▶ [Your instructions]: Retype all of the listing exactly, passing over any picture you find.
☆ ☆ ☆ ☆
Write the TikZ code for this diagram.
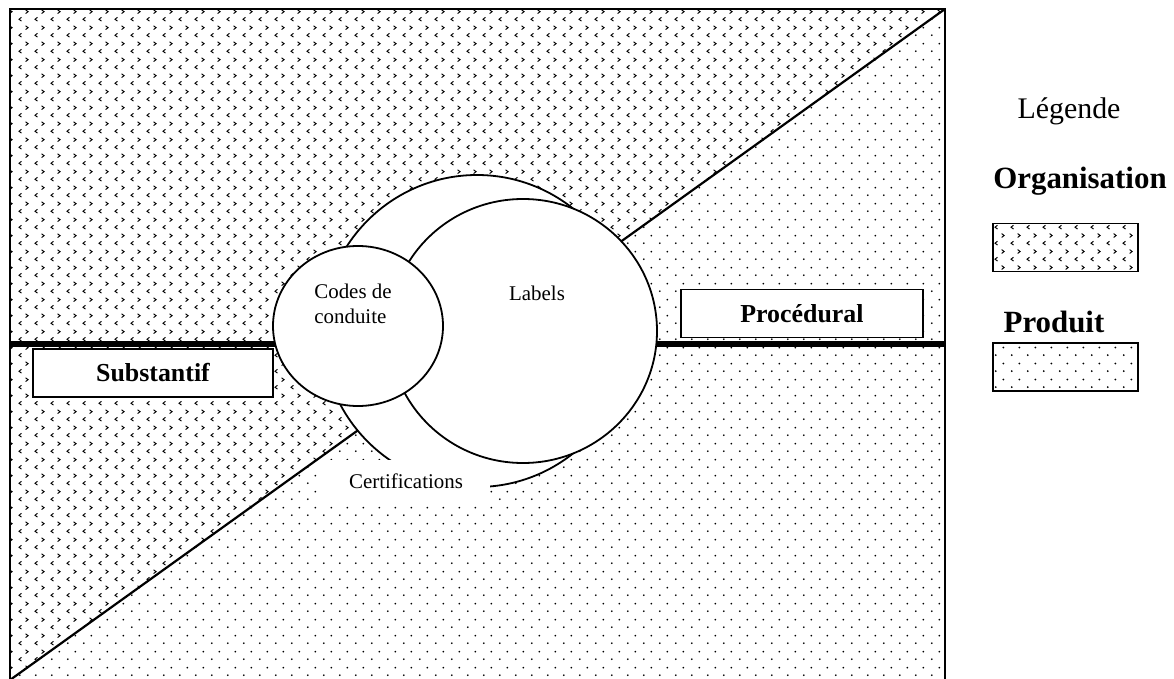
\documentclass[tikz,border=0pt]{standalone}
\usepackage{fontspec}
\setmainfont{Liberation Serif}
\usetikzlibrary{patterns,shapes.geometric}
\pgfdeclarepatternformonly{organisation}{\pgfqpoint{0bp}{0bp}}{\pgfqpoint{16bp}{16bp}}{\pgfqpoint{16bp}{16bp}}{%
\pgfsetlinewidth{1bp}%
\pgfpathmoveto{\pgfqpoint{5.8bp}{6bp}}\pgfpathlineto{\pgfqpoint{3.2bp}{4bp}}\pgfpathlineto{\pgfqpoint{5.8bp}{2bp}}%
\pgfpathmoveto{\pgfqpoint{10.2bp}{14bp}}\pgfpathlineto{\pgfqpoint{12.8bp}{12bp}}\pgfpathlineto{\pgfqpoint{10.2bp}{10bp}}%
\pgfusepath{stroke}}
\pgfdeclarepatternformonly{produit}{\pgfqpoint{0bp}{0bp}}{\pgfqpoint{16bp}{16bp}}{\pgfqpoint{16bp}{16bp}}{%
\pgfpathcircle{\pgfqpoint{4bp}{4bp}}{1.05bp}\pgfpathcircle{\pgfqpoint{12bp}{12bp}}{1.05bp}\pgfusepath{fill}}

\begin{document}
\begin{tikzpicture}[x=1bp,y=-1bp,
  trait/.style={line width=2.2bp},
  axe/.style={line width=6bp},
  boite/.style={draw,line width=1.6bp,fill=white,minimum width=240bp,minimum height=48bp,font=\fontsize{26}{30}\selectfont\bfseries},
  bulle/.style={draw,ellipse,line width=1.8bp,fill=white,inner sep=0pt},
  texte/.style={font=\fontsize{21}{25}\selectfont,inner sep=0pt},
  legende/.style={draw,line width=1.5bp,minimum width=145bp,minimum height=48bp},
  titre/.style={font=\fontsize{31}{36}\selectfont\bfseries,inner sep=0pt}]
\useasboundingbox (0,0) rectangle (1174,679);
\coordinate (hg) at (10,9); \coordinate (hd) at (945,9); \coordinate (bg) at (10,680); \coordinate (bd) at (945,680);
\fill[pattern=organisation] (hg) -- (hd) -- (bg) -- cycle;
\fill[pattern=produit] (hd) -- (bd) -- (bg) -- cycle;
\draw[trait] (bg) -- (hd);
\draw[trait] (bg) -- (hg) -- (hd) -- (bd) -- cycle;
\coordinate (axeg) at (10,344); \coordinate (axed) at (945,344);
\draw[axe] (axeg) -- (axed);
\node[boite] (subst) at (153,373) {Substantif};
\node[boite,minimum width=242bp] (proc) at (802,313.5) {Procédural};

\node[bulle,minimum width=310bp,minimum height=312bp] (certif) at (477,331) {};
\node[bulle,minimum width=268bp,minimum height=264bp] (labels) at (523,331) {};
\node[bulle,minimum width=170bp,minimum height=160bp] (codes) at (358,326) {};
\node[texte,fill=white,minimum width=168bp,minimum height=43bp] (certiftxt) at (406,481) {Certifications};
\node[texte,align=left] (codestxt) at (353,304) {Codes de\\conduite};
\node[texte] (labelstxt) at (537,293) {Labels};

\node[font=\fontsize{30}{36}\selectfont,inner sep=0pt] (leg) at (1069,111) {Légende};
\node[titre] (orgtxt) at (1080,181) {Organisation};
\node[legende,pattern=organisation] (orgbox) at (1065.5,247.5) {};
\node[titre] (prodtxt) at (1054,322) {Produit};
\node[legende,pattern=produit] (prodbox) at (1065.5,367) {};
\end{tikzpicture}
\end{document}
☆ ☆ ☆ ☆
▶ [The result]:
Write the TikZ code for this diagram.
\documentclass[tikz,border=0pt]{standalone}
\usepackage{fontspec}
\setmainfont{Liberation Serif}
\usetikzlibrary{patterns,shapes.geometric}
\pgfdeclarepatternformonly{organisation}{\pgfqpoint{0bp}{0bp}}{\pgfqpoint{16bp}{16bp}}{\pgfqpoint{16bp}{16bp}}{%
\pgfsetlinewidth{1bp}%
\pgfpathmoveto{\pgfqpoint{5.8bp}{6bp}}\pgfpathlineto{\pgfqpoint{3.2bp}{4bp}}\pgfpathlineto{\pgfqpoint{5.8bp}{2bp}}%
\pgfpathmoveto{\pgfqpoint{10.2bp}{14bp}}\pgfpathlineto{\pgfqpoint{12.8bp}{12bp}}\pgfpathlineto{\pgfqpoint{10.2bp}{10bp}}%
\pgfusepath{stroke}}
\pgfdeclarepatternformonly{produit}{\pgfqpoint{0bp}{0bp}}{\pgfqpoint{16bp}{16bp}}{\pgfqpoint{16bp}{16bp}}{%
\pgfpathcircle{\pgfqpoint{4bp}{4bp}}{1.05bp}\pgfpathcircle{\pgfqpoint{12bp}{12bp}}{1.05bp}\pgfusepath{fill}}

\begin{document}
\begin{tikzpicture}[x=1bp,y=-1bp,
  trait/.style={line width=2.2bp},
  axe/.style={line width=6bp},
  boite/.style={draw,line width=1.6bp,fill=white,minimum width=240bp,minimum height=48bp,font=\fontsize{26}{30}\selectfont\bfseries},
  bulle/.style={draw,ellipse,line width=1.8bp,fill=white,inner sep=0pt},
  texte/.style={font=\fontsize{21}{25}\selectfont,inner sep=0pt},
  legende/.style={draw,line width=1.5bp,minimum width=145bp,minimum height=48bp},
  titre/.style={font=\fontsize{31}{36}\selectfont\bfseries,inner sep=0pt}]
\useasboundingbox (0,0) rectangle (1174,679);
\coordinate (hg) at (10,9); \coordinate (hd) at (945,9); \coordinate (bg) at (10,680); \coordinate (bd) at (945,680);
\fill[pattern=organisation] (hg) -- (hd) -- (bg) -- cycle;
\fill[pattern=produit] (hd) -- (bd) -- (bg) -- cycle;
\draw[trait] (bg) -- (hd);
\draw[trait] (bg) -- (hg) -- (hd) -- (bd) -- cycle;
\coordinate (axeg) at (10,344); \coordinate (axed) at (945,344);
\draw[axe] (axeg) -- (axed);
\node[boite] (subst) at (153,373) {Substantif};
\node[boite,minimum width=242bp] (proc) at (802,313.5) {Procédural};

\node[bulle,minimum width=310bp,minimum height=312bp] (certif) at (477,331) {};
\node[bulle,minimum width=268bp,minimum height=264bp] (labels) at (523,331) {};
\node[bulle,minimum width=170bp,minimum height=160bp] (codes) at (358,326) {};
\node[texte,fill=white,minimum width=168bp,minimum height=43bp] (certiftxt) at (406,481) {Certifications};
\node[texte,align=left] (codestxt) at (353,304) {Codes de\\conduite};
\node[texte] (labelstxt) at (537,293) {Labels};

\node[font=\fontsize{30}{36}\selectfont,inner sep=0pt] (leg) at (1069,111) {Légende};
\node[titre] (orgtxt) at (1080,181) {Organisation};
\node[legende,pattern=organisation] (orgbox) at (1065.5,247.5) {};
\node[titre] (prodtxt) at (1054,322) {Produit};
\node[legende,pattern=produit] (prodbox) at (1065.5,367) {};
\end{tikzpicture}
\end{document}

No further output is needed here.